## STATED EXERCISE
Restate, exactly and without pictures, the lines from the start of the listing below through the line holding "80, 90, 100];".

## INFORMATION SHOWN
↓↓↓
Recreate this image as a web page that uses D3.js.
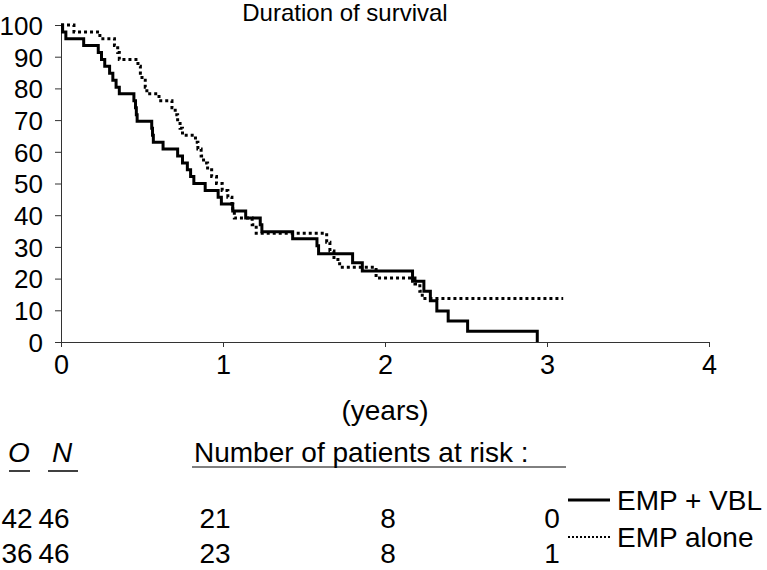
<!DOCTYPE html>
<html>
<head>
<meta charset="utf-8">
<script src="https://cdn.jsdelivr.net/npm/d3@7"></script>
<style>
  html, body { margin: 0; padding: 0; background: #fff; }
  svg { display: block; }
  text { font-family: "Liberation Sans", Arial, Helvetica, sans-serif; fill: #000; }
</style>
</head>
<body>
<svg id="chart" width="767" height="570"></svg>
<script>
// ---- data ----
const title = "Duration of survival";
const xLabel = "(years)";
const xTicks = [0, 1, 2, 3, 4];
const yTicks = [0, 10, 20, 30, 40, 50, 60, 70, 80, 90, 100];

// EMP + VBL (solid) : step times (years) and survival (%)
const vblTimes = [0, 0.01, 0.03, 0.14, 0.23, 0.25, 0.27, 0.30, 0.32, 0.34, 0.36,
  0.45, 0.46, 0.465, 0.47, 0.56, 0.565, 0.57, 0.63, 0.72, 0.75, 0.78, 0.80, 0.82,
  0.89, 0.97, 0.99, 1.06, 1.14, 1.23, 1.24, 1.43, 1.58, 1.59, 1.80, 1.86,
  2.17, 2.24, 2.28, 2.32, 2.39, 2.51, 2.94];
const vblSurv = [100, 97.8, 95.7, 93.5, 91.3, 89.1, 87.0, 84.8, 82.6, 80.4, 78.3,
  76.1, 73.9, 71.7, 69.6, 67.4, 65.2, 63.0, 60.9, 58.7, 56.5, 54.3, 52.2, 50.0,
  47.8, 45.7, 43.5, 41.3, 39.1, 37.0, 34.8, 32.6, 30.4, 27.8, 25.0, 22.4,
  19.2, 16.0, 13.0, 9.8, 6.6, 3.4, 0];

// EMP alone (dotted)
const empTimes = [0, 0.08, 0.24, 0.33, 0.35, 0.36, 0.475, 0.49, 0.50, 0.52, 0.53,
  0.605, 0.685, 0.705, 0.72, 0.735, 0.75, 0.83, 0.845, 0.865, 0.88, 0.905, 0.93,
  0.96, 0.995, 1.03, 1.055, 1.06, 1.07, 1.18, 1.205, 1.64, 1.66, 1.685, 1.72,
  1.945, 2.185, 2.215, 2.23, 3.10];
const empSurv = [100, 97.8, 95.7, 93.5, 91.3, 89.1, 87.0, 84.8, 82.6, 80.4, 78.3,
  76.1, 73.9, 71.7, 69.6, 67.4, 65.2, 63.0, 60.9, 58.7, 56.5, 54.3, 52.2,
  50.0, 47.8, 45.7, 43.5, 41.3, 39.1, 37.0, 34.3, 31.5, 28.7, 26.0, 23.6,
  20.2, 18.3, 16.0, 13.7, 13.7];

// table below the chart
const seriesNames = ["EMP + VBL", "EMP alone"];
const observed = [42, 36];
const numbers = [46, 46];
const riskYears = [1, 2, 3];
const atRisk = [[21, 8, 0], [23, 8, 1]];
const riskHeader = "Number of patients at risk :";

// ---- drawing ----
const svg = d3.select("#chart");
const x = d3.scaleLinear().domain([0, 4]).range([61, 709]);
const y = d3.scaleLinear().domain([0, 100]).range([342, 25]);
const FS = 28;
const TFS = 26;

// title
svg.append("text").attr("x", 345).attr("y", 21).attr("text-anchor", "middle")
  .attr("font-size", 24).text(title);

// y axis
const yAxis = d3.axisLeft(y).tickValues(yTicks).tickSize(6).tickPadding(12);
const gy = svg.append("g").attr("transform", `translate(${x(0)},0)`).call(yAxis);
gy.select(".domain").attr("stroke", "#333").attr("stroke-width", 1);
gy.selectAll(".tick line").attr("stroke", "#333");
gy.selectAll(".tick text").attr("font-size", TFS).attr("font-family", "Liberation Sans, Arial, sans-serif")
  .attr("fill", "#000").attr("dy", "0.36em");

// x axis
const xAxis = d3.axisBottom(x).tickValues(xTicks).tickSize(5).tickPadding(8).tickFormat(d3.format("d"));
const gx = svg.append("g").attr("transform", `translate(0,${y(0)})`).call(xAxis);
gx.select(".domain").attr("stroke", "#333").attr("stroke-width", 1);
gx.selectAll(".tick line").attr("stroke", "#333");
gx.selectAll(".tick text").attr("font-size", 27).attr("font-family", "Liberation Sans, Arial, sans-serif")
  .attr("fill", "#000");

svg.append("text").attr("x", x(2)).attr("y", 420).attr("text-anchor", "middle")
  .attr("font-size", FS).text(xLabel);

// curves
const line = d3.line().x(d => x(d[0])).y(d => y(d[1])).curve(d3.curveStepAfter);
const vblData = vblTimes.map((t, i) => [t, vblSurv[i]]);
const empData = empTimes.map((t, i) => [t, empSurv[i]]);

svg.append("path").datum(empData).attr("d", line).attr("fill", "none")
  .attr("stroke", "#000").attr("stroke-width", 3).attr("stroke-dasharray", "3,3");
svg.append("path").datum(vblData).attr("d", line).attr("fill", "none")
  .attr("stroke", "#000").attr("stroke-width", 3);

// table: O / N headers
const colO = 19, colN = 62;
svg.append("text").attr("x", colO).attr("y", 462).attr("text-anchor", "middle")
  .attr("font-size", FS).attr("font-style", "italic").text("O");
svg.append("text").attr("x", colN).attr("y", 462).attr("text-anchor", "middle")
  .attr("font-size", FS).attr("font-style", "italic").text("N");
svg.append("line").attr("x1", 9).attr("x2", 30).attr("y1", 471).attr("y2", 471)
  .attr("stroke", "#000").attr("stroke-width", 1.5);
svg.append("line").attr("x1", 48).attr("x2", 78).attr("y1", 471).attr("y2", 471)
  .attr("stroke", "#000").attr("stroke-width", 1.5);

svg.append("text").attr("x", 194).attr("y", 462).attr("font-size", FS).text(riskHeader);
svg.append("line").attr("x1", 192).attr("x2", 566).attr("y1", 467).attr("y2", 467)
  .attr("stroke", "#000").attr("stroke-width", 1);

const rowY = [528, 563];
const riskX = { 1: x(1) - 8, 2: x(2) + 3, 3: x(3) + 5 };
seriesNames.forEach((name, i) => {
  svg.append("text").attr("x", 17).attr("y", rowY[i]).attr("text-anchor", "middle")
    .attr("font-size", FS).text(observed[i]);
  svg.append("text").attr("x", 54).attr("y", rowY[i]).attr("text-anchor", "middle")
    .attr("font-size", FS).text(numbers[i]);
  riskYears.forEach((yr, j) => {
    svg.append("text").attr("x", riskX[yr]).attr("y", rowY[i]).attr("text-anchor", "middle")
      .attr("font-size", FS).text(atRisk[i][j]);
  });
});

// legend
const legY = [500, 537];
const legDash = [null, "2,2"];
const legW = [3, 2];
seriesNames.forEach((name, i) => {
  svg.append("line").attr("x1", 568).attr("x2", 610).attr("y1", legY[i]).attr("y2", legY[i])
    .attr("stroke", "#000").attr("stroke-width", legW[i])
    .attr("stroke-dasharray", legDash[i]);
  svg.append("text").attr("x", 617).attr("y", legY[i] + 10).attr("font-size", FS).text(name);
});
</script>
</body>
</html>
↑↑↑
## SOLUTION
Recreate this image as a web page that uses D3.js.
<!DOCTYPE html>
<html>
<head>
<meta charset="utf-8">
<script src="https://cdn.jsdelivr.net/npm/d3@7"></script>
<style>
  html, body { margin: 0; padding: 0; background: #fff; }
  svg { display: block; }
  text { font-family: "Liberation Sans", Arial, Helvetica, sans-serif; fill: #000; }
</style>
</head>
<body>
<svg id="chart" width="767" height="570"></svg>
<script>
// ---- data ----
const title = "Duration of survival";
const xLabel = "(years)";
const xTicks = [0, 1, 2, 3, 4];
const yTicks = [0, 10, 20, 30, 40, 50, 60, 70, 80, 90, 100];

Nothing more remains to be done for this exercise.